§ **TASK**: Copy all of the material word for word, except for the pictures.

§ **DATA LINES**:

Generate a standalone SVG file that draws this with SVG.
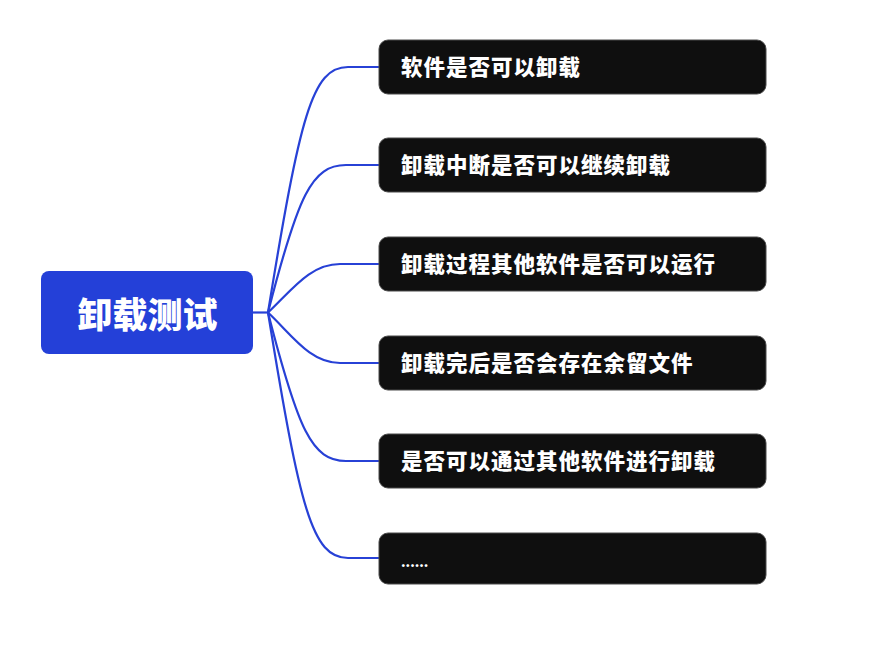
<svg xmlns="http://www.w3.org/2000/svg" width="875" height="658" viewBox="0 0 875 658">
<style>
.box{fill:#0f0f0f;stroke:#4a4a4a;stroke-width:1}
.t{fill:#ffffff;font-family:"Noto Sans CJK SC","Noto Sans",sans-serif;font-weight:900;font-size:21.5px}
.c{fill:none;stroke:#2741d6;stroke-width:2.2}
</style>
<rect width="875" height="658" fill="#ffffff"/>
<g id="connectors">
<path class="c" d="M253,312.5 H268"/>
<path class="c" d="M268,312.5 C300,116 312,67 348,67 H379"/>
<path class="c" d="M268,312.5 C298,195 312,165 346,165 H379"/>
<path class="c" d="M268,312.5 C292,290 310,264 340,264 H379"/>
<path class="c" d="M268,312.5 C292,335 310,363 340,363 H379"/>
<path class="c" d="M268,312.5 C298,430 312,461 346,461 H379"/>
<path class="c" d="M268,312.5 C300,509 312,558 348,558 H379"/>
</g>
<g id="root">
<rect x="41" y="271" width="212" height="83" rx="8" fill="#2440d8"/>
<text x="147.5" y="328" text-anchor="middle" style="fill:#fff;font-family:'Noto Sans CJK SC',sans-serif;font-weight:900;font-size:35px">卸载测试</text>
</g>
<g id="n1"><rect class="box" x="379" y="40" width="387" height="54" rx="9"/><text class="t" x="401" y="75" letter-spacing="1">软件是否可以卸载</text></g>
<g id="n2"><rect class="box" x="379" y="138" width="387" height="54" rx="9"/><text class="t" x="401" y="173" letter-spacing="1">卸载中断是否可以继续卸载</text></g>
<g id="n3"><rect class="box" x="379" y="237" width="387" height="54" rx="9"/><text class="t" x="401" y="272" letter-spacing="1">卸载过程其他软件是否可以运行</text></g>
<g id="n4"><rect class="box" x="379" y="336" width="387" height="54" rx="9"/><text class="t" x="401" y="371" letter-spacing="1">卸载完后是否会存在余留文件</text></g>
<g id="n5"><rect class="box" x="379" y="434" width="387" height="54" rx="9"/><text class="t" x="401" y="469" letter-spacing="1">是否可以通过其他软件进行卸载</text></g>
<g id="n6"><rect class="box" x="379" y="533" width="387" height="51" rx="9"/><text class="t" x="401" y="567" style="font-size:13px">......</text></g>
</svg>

§ **FULL SOLUTION**:
Generate a standalone SVG file that draws this with SVG.
<svg xmlns="http://www.w3.org/2000/svg" width="875" height="658" viewBox="0 0 875 658">
<style>
.box{fill:#0f0f0f;stroke:#4a4a4a;stroke-width:1}
.t{fill:#ffffff;font-family:"Noto Sans CJK SC","Noto Sans",sans-serif;font-weight:900;font-size:21.5px}
.c{fill:none;stroke:#2741d6;stroke-width:2.2}
</style>
<rect width="875" height="658" fill="#ffffff"/>
<g id="connectors">
<path class="c" d="M253,312.5 H268"/>
<path class="c" d="M268,312.5 C300,116 312,67 348,67 H379"/>
<path class="c" d="M268,312.5 C298,195 312,165 346,165 H379"/>
<path class="c" d="M268,312.5 C292,290 310,264 340,264 H379"/>
<path class="c" d="M268,312.5 C292,335 310,363 340,363 H379"/>
<path class="c" d="M268,312.5 C298,430 312,461 346,461 H379"/>
<path class="c" d="M268,312.5 C300,509 312,558 348,558 H379"/>
</g>
<g id="root">
<rect x="41" y="271" width="212" height="83" rx="8" fill="#2440d8"/>
<text x="147.5" y="328" text-anchor="middle" style="fill:#fff;font-family:'Noto Sans CJK SC',sans-serif;font-weight:900;font-size:35px">卸载测试</text>
</g>
<g id="n1"><rect class="box" x="379" y="40" width="387" height="54" rx="9"/><text class="t" x="401" y="75" letter-spacing="1">软件是否可以卸载</text></g>
<g id="n2"><rect class="box" x="379" y="138" width="387" height="54" rx="9"/><text class="t" x="401" y="173" letter-spacing="1">卸载中断是否可以继续卸载</text></g>
<g id="n3"><rect class="box" x="379" y="237" width="387" height="54" rx="9"/><text class="t" x="401" y="272" letter-spacing="1">卸载过程其他软件是否可以运行</text></g>
<g id="n4"><rect class="box" x="379" y="336" width="387" height="54" rx="9"/><text class="t" x="401" y="371" letter-spacing="1">卸载完后是否会存在余留文件</text></g>
<g id="n5"><rect class="box" x="379" y="434" width="387" height="54" rx="9"/><text class="t" x="401" y="469" letter-spacing="1">是否可以通过其他软件进行卸载</text></g>
<g id="n6"><rect class="box" x="379" y="533" width="387" height="51" rx="9"/><text class="t" x="401" y="567" style="font-size:13px">......</text></g>
</svg>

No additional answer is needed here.